Thursday, January 30, 2014
Leigh Osofsky (Miami) presents Beyond Worst-First Tax Enforcement at Indiana-Bloomington today as part of its Tax Policy Colloquium Series hosted by Leandra Lederman:
When enforcement resources are limited, how should the scarce enforcement resources be allocated to maximize compliance with the law? The answer to this question can determine to what extent the law on the books translates to the law in practice. A dominant school of thought in the tax literature suggests that they should be allocated based on a “worst-first” method, whereby the individuals likely to be most noncompliant are targeted. However, “worst-first” methods suffer some underappreciated weaknesses. While “worst-first” methods can encourage all individuals to increase compliance so as not to be deemed the “worst,” they can also provide cover to engage in noncompliance that is perceived moderate for the relevant population. This dynamic can become most problematic in highly noncompliant populations. In such populations, existing, high levels of noncompliance, and underlying, structural causes of the high noncompliance can serve as coordinating mechanisms, providing mutual assurance of low compliance. Moreover, “worst-first” theories do not provide a comprehensive explanation for the group and project-based enforcement practices that are found in a number of actual enforcement settings. In response to these deficits in existing theory, I draw on work from across different disciplines to develop a new layer of analysis regarding the allocation of scarce tax enforcement resources. I suggest that, under certain conditions, deterrence can be enhanced by allocating scarce enforcement resources among a low-compliance population of taxpayers through a process I call microdeterrence.
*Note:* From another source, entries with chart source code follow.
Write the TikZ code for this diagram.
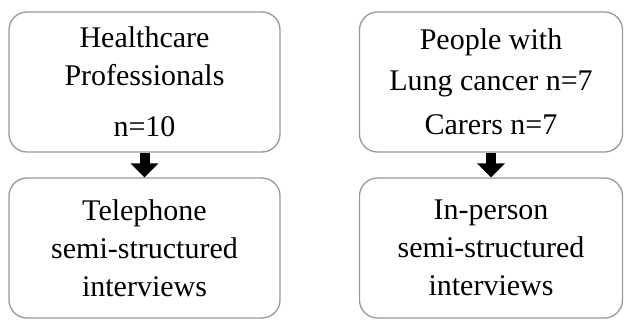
\documentclass[tikz,border=0pt]{standalone}
\usepackage{fontspec}
\setmainfont{Liberation Serif}
\usetikzlibrary{arrows.meta}
\begin{document}
\begin{tikzpicture}[x=1pt,y=1pt,
  box/.style={draw=black!40, line width=1.3pt, rounded corners=18pt, fill=white,
    minimum height=140pt, align=center, inner sep=0pt},
  txt/.style={font=\fontsize{30}{38}\selectfont},
  flow/.style={line width=10pt, -{Triangle[width=27pt,length=14pt]}}]
\useasboundingbox (0,0) rectangle (624,322);
\node[box, txt, minimum width=271pt] (lt) at (144.5,240) {Healthcare\\Professionals\\[13pt]n=10};
\node[box, txt, minimum width=271pt] (lb) at (144.5,74) {Telephone\\semi-structured\\interviews};
\node[box, font=\fontsize{30}{41}\selectfont, minimum width=263pt] (rt) at (491,240) {People with\\Lung cancer n=7\\[3pt]Carers n=7};
\node[box, txt, minimum width=263pt] (rb) at (491,74) {In-person\\semi-structured\\interviews};
\draw[flow] (lt.south) -- (lb.north);
\draw[flow] (rt.south) -- (rb.north);
\end{tikzpicture}
\end{document}
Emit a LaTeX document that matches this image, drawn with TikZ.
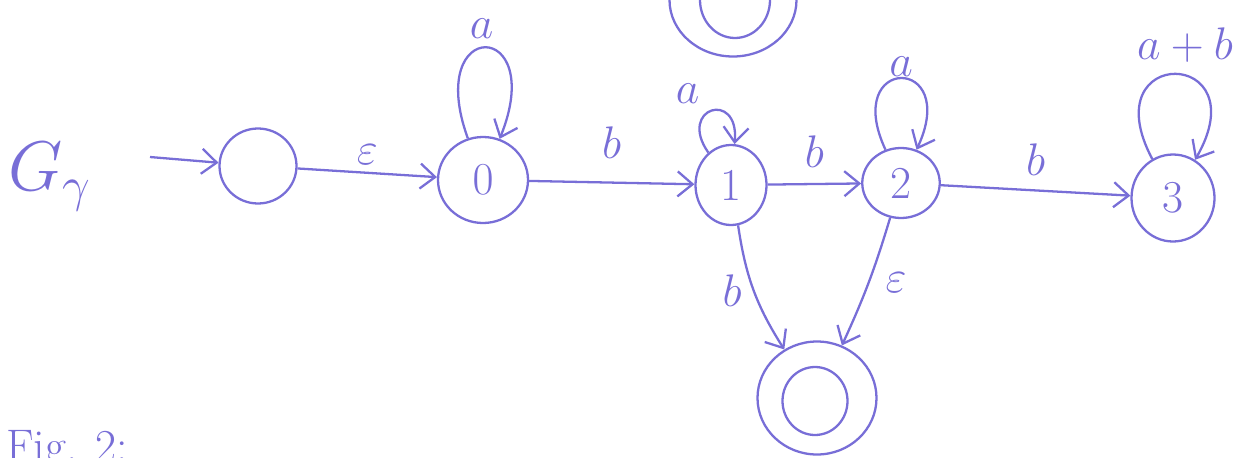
\RequirePackage{fix-cm}
\documentclass[tikz,border=0pt]{standalone}
\usepackage{amsmath}
\usepackage{xcolor}
\usepackage{tikz}
\usetikzlibrary{shapes.geometric,arrows.meta,positioning}

\definecolor{ink}{RGB}{120,110,215}

\begin{document}
\begin{tikzpicture}[
    state/.style={draw=ink, ellipse, line width=1.3pt, inner sep=0pt},
    arr/.style={draw=ink, line width=1.3pt, -{Straight Barb[length=3mm,width=5mm]}},
    lbl/.style={text=ink, font=\fontsize{26}{30}\selectfont}
]
    \useasboundingbox (0,0) rectangle (25.08,9.14);

    % name of the automaton
    \node[lbl, font=\fontsize{40}{44}\selectfont] (name) at (1.0,5.6) {$G_\gamma$};

    % states
    \node[state, minimum width=1.54cm, minimum height=1.5cm] (s) at (5.16,5.82) {};
    \node[state, lbl, minimum width=1.8cm, minimum height=1.72cm] (q0) at (9.66,5.54) {$0$};
    \node[state, lbl, minimum width=1.42cm, minimum height=1.6cm] (q1) at (14.62,5.44) {1};
    \node[state, lbl, minimum width=1.55cm, minimum height=1.4cm] (q2) at (18.02,5.48) {2};
    \node[state, lbl, minimum width=1.66cm, minimum height=1.74cm] (q3) at (23.46,5.18) {3};

    % final states
    \node[state, minimum width=2.38cm, minimum height=2.26cm] (fin) at (16.34,1.18) {};
    \node[state, minimum width=1.3cm, minimum height=1.36cm] (fin in) at (16.3,1.12) {};
    \node[state, minimum width=2.54cm, minimum height=2.26cm] (top) at (14.66,9.14) {};
    \node[state, minimum width=1.4cm, minimum height=1.52cm] (top in) at (14.7,9.14) {};

    % start arrow
    \coordinate (init) at (3.0,6.0);
    \draw[arr] (init) -- (s);

    % transitions
    \draw[arr] (s) -- node[lbl, above=1pt] {$\varepsilon$} (q0);
    \draw[arr] (q0) -- node[lbl, above=0.35cm] {$b$} (q1);
    \draw[arr] (q1) -- node[lbl, above=0.2cm] {$b$} (q2);
    \draw[arr] (q2) -- node[lbl, above=0.15cm] {$b$} (q3);
    \draw[arr] (q1) to[bend right=12] node[lbl, left=0.1cm] {$b$} (fin);
    \draw[arr] (q2) to[bend left=4] node[lbl, right=0.2cm] {$\varepsilon$} (fin);

    % self loops
    \draw[arr] (q0) to[loop, out=110, in=68, looseness=1, min distance=2.6cm] node[lbl, above left=0.05cm and -0.3cm] {$a$} (q0);
    \draw[arr] (q1) to[loop, out=125, in=85, looseness=1, min distance=1.1cm] node[lbl, above left=0cm and 0.1cm] {$a$} (q1);
    \draw[arr] (q2) to[loop, out=115, in=65, looseness=1, min distance=2.1cm] node[lbl, above=-0.1cm] {$a$} (q2);
    \draw[arr] (q3) to[loop, out=118, in=60, looseness=1, min distance=2.6cm] node[lbl, above right=0.1cm and -0.9cm] {$a+b$} (q3);

    % caption, cut by the page edge
    \node[lbl, anchor=north west] (cap) at (0,0.66) {Fig. 2:};
\end{tikzpicture}
\end{document}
After setting forth the theoretical case for microdeterrence, I examine how it might apply in the cash business tax sector, a setting that presents particular challenges for “worst-first” methods. I conclude that microdeterrence may increase compliance, meriting its application and empirical evaluation. More fundamentally, this Article underscores the importance of the allocation of scarce enforcement resources, some of the deficits in existing theory, and the potential benefits of integrating additional layers of analysis.